Proprio sul fronte dei tagli di spesa si gioca una partita importante, anche nel braccio di ferro con i Comuni che ritengono, come da consunto copione, di essersi già “sacrificati” abbastanza e non vogliono perciò subire ulteriori ridimensionamenti dei loro bilanci. La posta in gioco è alta perché anche i cittadini, le imprese e i consumatori si sono già “sacrificati” abbastanza (e di certo le virgolette in questo caso si potrebbero omettere). Dunque i tagli di spesa pubblica (pur in un coerente equilibrio di sforzi tra Stato centrale e soggetti periferici) sono necessari per evitare un effetto depressivo sui consumi che gli aumenti dell’Iva potrebbero innescare sullo stile di quanto è avvenuto in Giappone l’anno scorso. L’unica strada percorribile è chiaramente quella di una razionale “spending review” a cui Renzi non intende di sicuro rinunciare, sia pure impostata su linee e tempi più pragmatici e realistici rispetto a quanto tratteggiato a tavolino nella monumentale documentazione predisposta dal Commissario Cottarelli.

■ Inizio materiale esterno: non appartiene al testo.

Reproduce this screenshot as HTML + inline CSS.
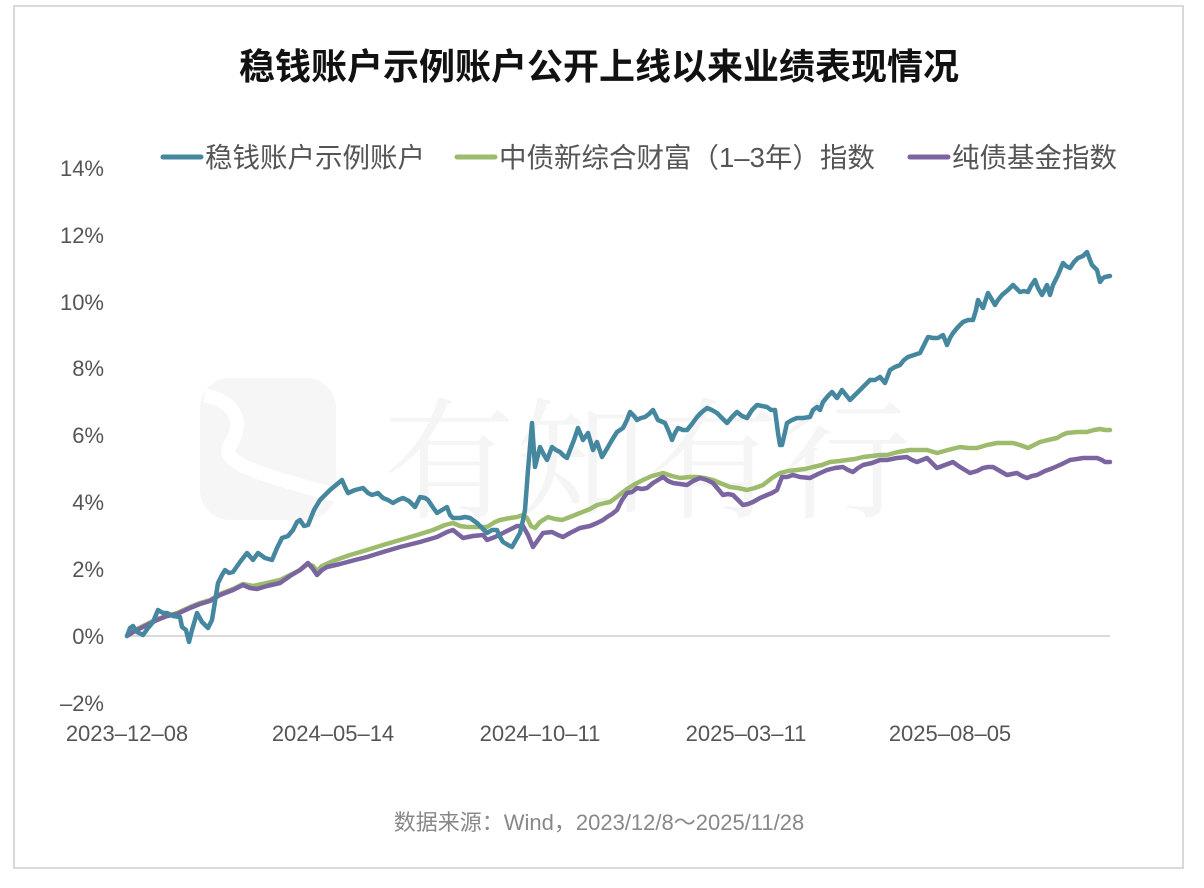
<!DOCTYPE html>
<html><head><meta charset="utf-8"><style>
html,body{margin:0;padding:0;background:#fff;}
svg{display:block;}
</style></head><body>
<svg width="1204" height="888" viewBox="0 0 1204 888" xmlns="http://www.w3.org/2000/svg">
<rect x="0" y="0" width="1204" height="888" fill="#fff"/>
<rect x="14" y="6" width="1169" height="862" fill="#fff" stroke="#d9d9d9" stroke-width="2"/>
<!-- watermark -->
<g opacity="1">
<rect x="200" y="378" width="136" height="142" rx="30" fill="#f6f6f6"/>
<path d="M205,395 C245,405 240,430 230,445 C222,460 240,470 336,495" fill="none" stroke="#fff" stroke-width="14"/>
<text x="383" y="508" font-family="'Liberation Serif','Noto Serif CJK SC',serif" font-size="132" fill="#f5f5f5">有知有行</text>
</g>
<text x="599" y="79" text-anchor="middle" font-family="'Liberation Sans','Noto Sans CJK SC',sans-serif" font-size="36" font-weight="bold" fill="#111">稳钱账户示例账户公开上线以来业绩表现情况</text>
<!-- legend -->
<g font-family="'Liberation Sans','Noto Sans CJK SC',sans-serif" font-size="27.5" fill="#555">
<line x1="163" y1="157" x2="201" y2="157" stroke="#44879f" stroke-width="5" stroke-linecap="round"/>
<text x="205" y="167">稳钱账户示例账户</text>
<line x1="457" y1="157" x2="495" y2="157" stroke="#9dbb6c" stroke-width="5" stroke-linecap="round"/>
<text x="499" y="167">中债新综合财富（1–3年）指数</text>
<line x1="910" y1="157" x2="948" y2="157" stroke="#7b65a0" stroke-width="5" stroke-linecap="round"/>
<text x="952" y="167">纯债基金指数</text>
</g>
<!-- y axis labels -->
<g font-family="'Liberation Sans','Noto Sans CJK SC',sans-serif" font-size="22" fill="#555" text-anchor="end">
<text x="104" y="176">14%</text>
<text x="104" y="243">12%</text>
<text x="104" y="310">10%</text>
<text x="104" y="376">8%</text>
<text x="104" y="443">6%</text>
<text x="104" y="510">4%</text>
<text x="104" y="577">2%</text>
<text x="104" y="644">0%</text>
<text x="104" y="711">–2%</text>
</g>
<line x1="127" y1="636" x2="1110" y2="636" stroke="#d9d9d9" stroke-width="2"/>
<!-- x labels -->
<g font-family="'Liberation Sans','Noto Sans CJK SC',sans-serif" font-size="22" fill="#555" text-anchor="middle">
<text x="127" y="741">2023–12–08</text>
<text x="333" y="741">2024–05–14</text>
<text x="540" y="741">2024–10–11</text>
<text x="746" y="741">2025–03–11</text>
<text x="950" y="741">2025–08–05</text>
</g>
<!-- series -->
<g fill="none" stroke-width="4.5" stroke-linejoin="round" stroke-linecap="round">
<polyline stroke="#9dbb6c" points="127,636 135,630 145,625 157,619 167,616 177,613 190,607 200,603 210,600 220,594 233,589 243,584 253,586 267,583 280,580 290,575 300,570 308,564 313,566 317,571 322,566 333,561 350,555 367,550 383,545 400,540 417,535 433,530 445,525 453,523 460,526 467,527 477,527 487,527 495,522 500,520 510,518 517,517 523,515 527,518 531,526 535,528 540,522 548,517 555,519 562,520 570,517 580,513 590,509 597,505 605,503 610,502 618,496 627,489 635,484 643,480 652,476 663,473 672,476 680,478 690,477 697,477 705,478 713,480 720,483 730,487 738,488 747,490 755,488 763,485 772,478 780,473 788,471 797,470 805,469 813,467 822,465 830,462 840,461 847,460 855,459 863,457 872,456 880,455 887,455 898,452 910,450 918,450 927,450 937,453 948,450 960,447 968,448 977,448 987,445 997,443 1005,443 1013,443 1020,445 1028,448 1034,445 1040,442 1048,440 1057,438 1062,435 1067,433 1077,432 1087,432 1094,430 1100,429 1105,430 1110,430"/>
<polyline stroke="#7b65a0" points="127,636 135,631 145,626 157,620 167,616 177,614 190,608 200,604 210,601 220,595 233,590 243,585 250,588 257,589 267,586 280,583 290,576 300,570 308,563 313,569 317,575 322,570 327,567 340,564 355,560 367,557 383,552 400,547 420,542 437,537 447,532 453,530 458,534 463,538 473,536 483,535 487,540 495,537 505,532 517,526 523,526 528,535 533,547 538,540 543,533 552,532 558,535 563,537 570,533 580,528 590,526 597,523 603,520 607,517 612,514 617,510 622,500 627,493 632,492 637,488 642,489 647,488 653,483 658,480 663,477 668,481 673,483 680,484 687,485 693,481 700,478 707,480 713,483 718,489 723,495 728,494 733,495 738,500 743,505 748,504 753,502 760,498 767,495 772,493 777,490 780,482 782,477 787,477 793,475 800,477 810,478 818,474 827,470 835,468 843,467 848,470 853,472 858,468 863,465 872,463 880,460 887,460 897,458 907,457 912,460 917,462 922,460 927,458 932,463 937,468 945,465 953,462 957,465 960,467 965,470 970,473 977,471 983,468 988,467 993,467 1000,471 1007,475 1012,474 1017,473 1022,476 1027,478 1032,476 1037,475 1045,471 1053,468 1062,464 1070,460 1077,459 1083,458 1090,458 1097,458 1102,460 1105,462 1110,462"/>
<polyline stroke="#44879f" points="127,636 130,628 133,626 137,632 143,635 148,628 153,622 158,610 163,613 167,613 173,616 180,617 182,627 186,630 189,642 192,630 197,613 202,622 208,628 212,620 218,583 222,575 225,570 229,573 233,572 240,562 247,553 253,560 258,553 265,558 272,560 277,548 282,538 288,536 293,530 297,522 300,520 304,526 308,525 314,510 320,500 325,495 330,490 336,485 342,480 345,487 348,493 355,490 363,488 368,493 372,495 378,493 383,498 388,500 393,503 398,500 403,498 409,501 415,507 420,497 425,498 428,500 432,506 437,513 442,510 447,507 450,515 453,518 460,518 465,517 470,518 477,523 482,528 487,533 492,530 497,530 500,537 503,542 508,545 512,547 516,540 520,533 523,520 525,510 528,470 532,423 535,467 538,455 540,447 544,455 547,460 552,447 556,450 560,452 564,456 567,458 570,450 574,440 578,428 583,440 588,433 593,450 597,442 602,457 605,452 608,447 612,440 617,432 623,428 627,420 630,412 634,416 637,420 641,418 645,417 649,414 653,410 658,420 665,423 669,432 672,440 675,433 678,428 683,430 687,430 692,424 697,417 702,412 707,408 712,410 717,413 722,418 727,423 732,417 737,412 742,416 747,418 752,410 757,405 762,406 767,407 771,410 775,410 778,433 780,445 782,445 785,432 787,423 792,420 797,418 803,418 810,417 813,410 817,407 820,410 823,402 828,396 832,392 837,398 842,390 846,395 850,400 855,395 860,390 865,385 870,380 875,380 880,377 885,383 890,370 895,367 900,365 904,360 908,357 914,355 920,353 924,345 928,337 933,338 938,338 943,335 947,345 950,338 953,333 958,327 963,322 968,320 973,320 976,310 978,300 983,308 988,293 991,298 995,305 998,300 1002,295 1008,290 1013,285 1017,289 1020,292 1024,291 1028,292 1031,286 1035,280 1038,288 1042,295 1045,289 1047,285 1050,295 1053,285 1058,275 1063,263 1066,266 1070,268 1074,262 1078,258 1083,256 1087,252 1090,260 1092,265 1095,268 1097,270 1099,278 1100,282 1103,278 1105,277 1110,276"/>
</g>
<text x="599" y="830" text-anchor="middle" font-family="'Liberation Sans','Noto Sans CJK SC',sans-serif" font-size="22" fill="#888">数据来源：Wind，2023/12/8～2025/11/28</text>
</svg>
</body></html>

Una “spending review” a cui neanche i Comuni in definitiva possono sottrarsi, perché il modello dei “sacrifici” non può essere sempre solo quello dei “sacrifici” altrui, come è accaduto, ad esempio, con varie Camere di Commercio che hanno semplicemente trasferito i minori contributi ad esse indirizzati in seguito alla riforma su tagli di spese a favore del territorio anziché su ristrutturazioni organizzative e di personale della propria struttura.